Olgoi-khorkhoi – the mythical killing worm from the Gobi Desert – is perhaps better known today in Czech Republic than in Mongolia itself. It happened thanks to Czech enigmologists, who searched for it in local sand dunes. And on top of that, one of them, the late Ivan Mackerle, gave rise to olgoi-khorkhoi‘s world-wide fame that it gained in sensation-hunting circles.
Today we can say that the origin of the legend of olgoi-khorkhoi was caused by the Tartar sand boa. But the truth is that for a long time it was not known what it was all about.

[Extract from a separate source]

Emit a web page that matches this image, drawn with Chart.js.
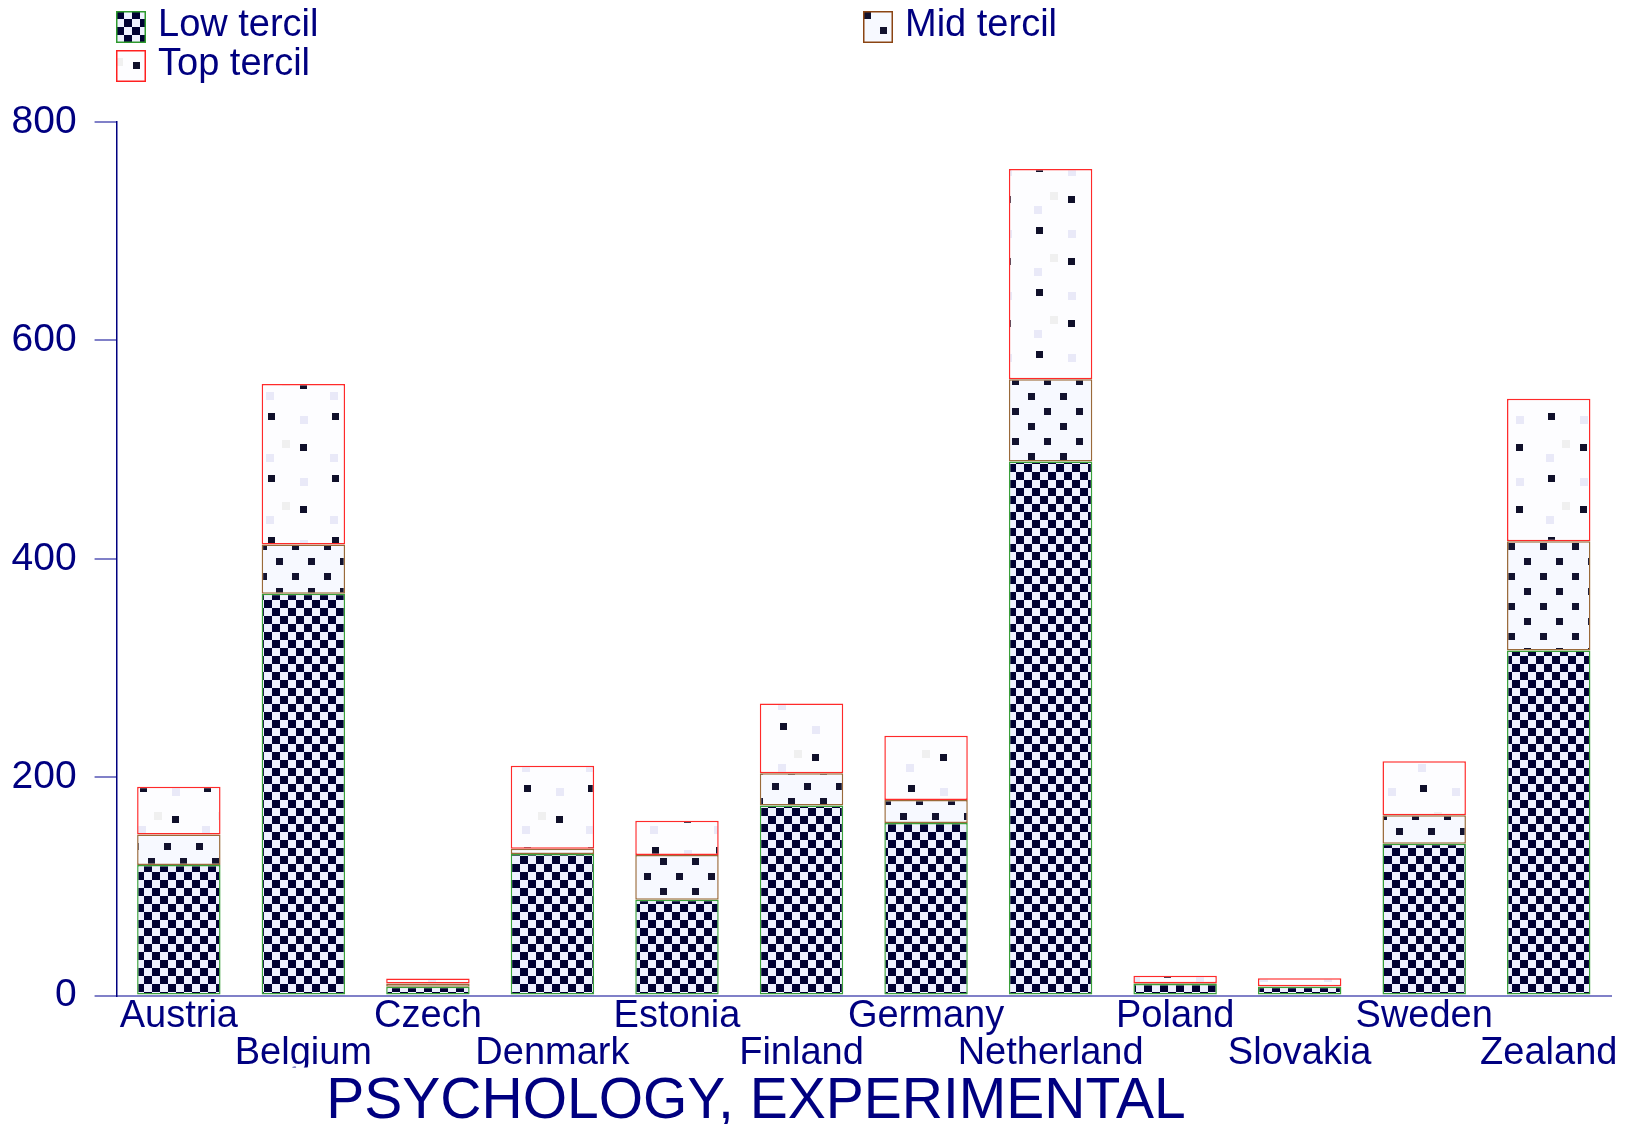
<!DOCTYPE html>
<html>
<head>
<meta charset="utf-8">
<script src="https://cdn.jsdelivr.net/npm/chart.js@4.4.1/dist/chart.umd.min.js"></script>
<style>
  html, body { margin: 0; padding: 0; background: #fff; }
  #wrap { width: 1631px; height: 1124px; }
</style>
</head>
<body>
<div id="wrap"><canvas id="chart"></canvas></div>
<script>
const categories = ['Austria', 'Belgium', 'Czech', 'Denmark', 'Estonia', 'Finland', 'Germany', 'Netherland', 'Poland', 'Slovakia', 'Sweden', 'Zealand'];
const lowTercil = [119.5, 368, 8, 129.5, 87.6, 174, 158, 489, 10.5, 8, 139, 316];
const midTercil = [28, 45, 3, 5, 41, 29.5, 21, 75.5, 0.7, 0.5, 26, 100];
const topTercil = [43.6, 147, 4.5, 76, 31.4, 64, 59, 192.5, 6.8, 7.3, 49.5, 130.5];
const yTicks = [0, 200, 400, 600, 800];
const chartTitle = 'PSYCHOLOGY, EXPERIMENTAL';

const navy = '#000080';
const font = 'Liberation Sans, Arial, sans-serif';

// fill patterns, built on small offscreen canvases
function makePattern(w, h, bg, draw) {
  const c = document.createElement('canvas');
  c.width = w; c.height = h;
  const g = c.getContext('2d');
  g.fillStyle = bg;
  g.fillRect(0, 0, w, h);
  draw(g);
  return document.getElementById('chart').getContext('2d').createPattern(c, 'repeat');
}

const lowFill = makePattern(16, 16, '#eef0ff', g => {
  g.fillStyle = '#000033';
  g.fillRect(0, 0, 8, 8);
  g.fillRect(8, 8, 8, 8);
});
const midFill = makePattern(32, 30, '#f7f9ff', g => {
  g.fillStyle = '#12122e';
  g.fillRect(4, 3, 7, 7);
  g.fillRect(20, 18, 7, 7);
});
const topFill = makePattern(64, 62, '#fdfdff', g => {
  g.fillStyle = '#e9e9f8';
  g.fillRect(10, 20, 8, 8);
  g.fillRect(44, 44, 8, 8);
  g.fillStyle = '#f0f0f0';
  g.fillRect(26, 6, 8, 8);
  g.fillStyle = '#10102a';
  g.fillRect(44, 10, 7, 7);
  g.fillRect(12, 41, 7, 7);
});

const legendItems = [
  { text: 'Low tercil', fill: lowFill, border: '#2e9a2e', x: 116, y: 11, ox: 0, oy: 0 },
  { text: 'Mid tercil', fill: midFill, border: '#8b4513', x: 863, y: 11, ox: 3, oy: 2 },
  { text: 'Top tercil', fill: topFill, border: '#ff2020', x: 116, y: 50, ox: 27, oy: -2 }
];

const legendAndTitle = {
  id: 'legendAndTitle',
  afterDraw(chart) {
    const ctx = chart.ctx;
    ctx.save();
    legendItems.forEach(it => {
      // shift the pattern so a dot shows inside the small box
      ctx.save();
      ctx.translate(it.x - it.ox, it.y - it.oy);
      ctx.fillStyle = it.fill;
      ctx.fillRect(it.ox, it.oy, 30, 32);
      ctx.restore();
      ctx.strokeStyle = it.border;
      ctx.lineWidth = 1.5;
      ctx.strokeRect(it.x + 0.75, it.y + 0.75, 28.5, 30.5);
      ctx.fillStyle = navy;
      ctx.font = '38px ' + font;
      ctx.textBaseline = 'alphabetic';
      ctx.textAlign = 'left';
      ctx.fillText(it.text, it.x + 42, it.y + 25);
    });
    ctx.font = '57px ' + font;
    ctx.textAlign = 'center';
    ctx.fillText(chartTitle, 756, 1118);
    ctx.restore();
  }
};

new Chart(document.getElementById('chart'), {
  type: 'bar',
  data: {
    labels: categories.map((c, i) => i % 2 ? ['', c] : [c, '']),
    datasets: [
      { label: 'Low tercil', data: lowTercil, backgroundColor: lowFill, borderColor: '#3aa03a' },
      { label: 'Mid tercil', data: midTercil, backgroundColor: midFill, borderColor: '#9a6a3a' },
      { label: 'Top tercil', data: topTercil, backgroundColor: topFill, borderColor: '#ff2a2a' }
    ].map(d => Object.assign(d, {
      borderWidth: 1.5,
      borderSkipped: false,
      categoryPercentage: 1,
      barPercentage: 0.67
    }))
  },
  options: {
    responsive: true,
    maintainAspectRatio: false,
    animation: false,
    devicePixelRatio: 1,
    layout: { padding: { left: -6.5, right: 20, top: 122, bottom: 56.5 } },
    plugins: {
      legend: { display: false },
      title: { display: false },
      tooltip: { enabled: false }
    },
    scales: {
      x: {
        stacked: true,
        grid: { display: false },
        border: { display: true, color: '#8080c8', width: 2 },
        ticks: {
          color: navy,
          font: { family: font, size: 38, lineHeight: '37px' },
          padding: -5,
          maxRotation: 0,
          autoSkip: false
        }
      },
      y: {
        stacked: true,
        min: 0,
        max: 800,
        afterBuildTicks: axis => { axis.ticks = yTicks.map(v => ({ value: v })); },
        grid: { drawOnChartArea: false, tickLength: 22, tickColor: '#8080c8', lineWidth: 2 },
        border: { display: true, color: navy, width: 1.5 },
        ticks: {
          color: navy,
          font: { family: font, size: 39 },
          padding: 18
        }
      }
    }
  },
  plugins: [legendAndTitle]
});
</script>
</body>
</html>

R. C. Andrews, who led an American paleontological expedition in Mongolia in the 1920s, was the first to report on olgoi-khorkhoi:
“At the Cabinet meeting the Premier asked that I should capture for the Mongolian Government a specimen of the Allergorhai horhai. This is probably an entirely mythical animal, but it may have some little basis in fact, for every northern Mongol firmly believes in it and will give essentially the same description. It is said to be about two feet long, the body shaped like a sausage, and to have no head or legs; it is so poisonous that even to touch it means instant death.”
Note, that in Andrews’ rendering olgoi-khorkhoi cannot kill at a distance.

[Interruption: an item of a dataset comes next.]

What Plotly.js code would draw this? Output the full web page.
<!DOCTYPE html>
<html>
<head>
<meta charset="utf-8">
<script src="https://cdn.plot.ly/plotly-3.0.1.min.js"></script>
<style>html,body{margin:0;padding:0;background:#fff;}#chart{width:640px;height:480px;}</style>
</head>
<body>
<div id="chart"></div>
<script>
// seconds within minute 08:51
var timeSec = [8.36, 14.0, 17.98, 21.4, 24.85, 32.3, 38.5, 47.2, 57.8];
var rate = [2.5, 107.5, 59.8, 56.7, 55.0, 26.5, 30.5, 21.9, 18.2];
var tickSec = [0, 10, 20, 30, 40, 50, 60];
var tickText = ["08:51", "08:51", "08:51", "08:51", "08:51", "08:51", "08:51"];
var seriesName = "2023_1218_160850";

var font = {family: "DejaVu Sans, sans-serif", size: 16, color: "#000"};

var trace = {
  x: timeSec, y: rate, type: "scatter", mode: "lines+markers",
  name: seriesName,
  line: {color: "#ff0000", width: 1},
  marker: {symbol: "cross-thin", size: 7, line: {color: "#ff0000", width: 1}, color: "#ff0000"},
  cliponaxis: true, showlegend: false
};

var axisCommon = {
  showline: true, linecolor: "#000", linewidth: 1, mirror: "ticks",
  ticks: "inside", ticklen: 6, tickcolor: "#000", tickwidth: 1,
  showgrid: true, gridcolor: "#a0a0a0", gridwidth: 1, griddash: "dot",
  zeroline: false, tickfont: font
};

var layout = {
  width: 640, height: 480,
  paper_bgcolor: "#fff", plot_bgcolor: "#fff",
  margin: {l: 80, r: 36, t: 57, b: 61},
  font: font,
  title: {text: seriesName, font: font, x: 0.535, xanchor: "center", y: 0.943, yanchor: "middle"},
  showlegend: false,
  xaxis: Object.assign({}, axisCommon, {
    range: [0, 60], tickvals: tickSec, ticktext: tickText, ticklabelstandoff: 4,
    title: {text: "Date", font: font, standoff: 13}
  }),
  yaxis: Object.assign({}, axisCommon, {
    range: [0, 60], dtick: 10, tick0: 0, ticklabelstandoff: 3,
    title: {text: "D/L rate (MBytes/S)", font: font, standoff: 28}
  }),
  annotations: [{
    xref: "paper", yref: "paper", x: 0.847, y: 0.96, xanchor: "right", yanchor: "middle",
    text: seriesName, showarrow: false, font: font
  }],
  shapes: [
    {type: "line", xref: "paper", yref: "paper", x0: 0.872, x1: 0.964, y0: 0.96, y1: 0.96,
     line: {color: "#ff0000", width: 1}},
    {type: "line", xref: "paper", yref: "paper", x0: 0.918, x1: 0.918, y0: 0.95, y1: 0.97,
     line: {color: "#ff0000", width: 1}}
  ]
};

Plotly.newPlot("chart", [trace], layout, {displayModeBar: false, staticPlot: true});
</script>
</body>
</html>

In the 1940s, the Russian palaeontologist I. A. Yefremov picked up the topic and portrayed it in one of his short stories:
“…I called the driver and Misha to come back. But they continued running to the unknown animals, and either they didn’t hear me, or they didn’t want to.
I took a step toward them, but Darkhin pulled me back. I broke free from the guide’s tenacious hands and at the same moment I watched the animals. My assistants had already reached them: the radio operator in front, Grisha little bit behind.

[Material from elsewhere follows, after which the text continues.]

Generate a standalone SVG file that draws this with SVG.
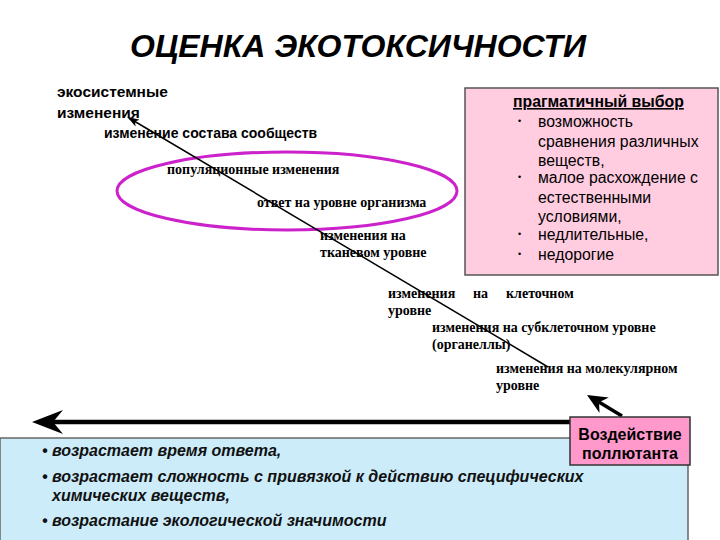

Suddenly each of the worms curled up into a ring. At the same moment their yellow-grey colouring darkened, turning into purple-blue and bright blue at the ends. Without a cry, the radio operator suddenly collapsed and laid motionless with his face in the sand. I heard a scream from the driver, who was at that moment running to the radio operator lying about four metres from the worms. A second – and Grisha bent over just as strangely and fell on his side.
His body flipped over, rolled to the bottom of the dune and disappeared from the sight.”
Well, it is a different story!
Yefremov’s short story has also been repeatedly published in Czech – and I am sure that it initiated the interest of Czech enigmologists, among whom the abovementioned Ivan Mackerle stood out. In early 1990s, he searched hard for olgoi-khorkhoi in Mongolia. He was even allegedly trying to drive him out of the dunes by setting off the explosions of small charges. With no result. However, his belief in the existence of a worm, which kills at a distance, was unwavering. At the same moment the testimonies of witnesses he recorded largely support an interpretation that he had even not thought of, namely that the myth of olgoi-khorkhoi arose from encounters between shepherds and Tartar sand boa. For example, the old woman Püret told him:
“ʻI have never seen it myself, but I have heard a lot about it. In the past shepherds occasionally encountered it, but today it is very, very rare. It usually appears after rain, but it rarely rains here. It basks in the sun for two to three days and then it disappears again. In a sea of sand like a fish in water,’ she laughed. ʻUsually, it digs holes just under the ground and on the surface above him the sand is pushed a little bit, so it is possible to see where it is moving. When it wants to attack somebody, it pulls half a way out of the sand. It starts inflating, the bubble on its end gets bigger and bigger until finally the poison squirts out of it.’”
And so, eventhough Mackerle was wrong, he gave rise to popularization of the “killing worm from Gobi” and I dare say that if it were not for him, I probably would not have thought about showing the archetype of olgoi-khorkhoi – Tartar sand boa – in our zoo.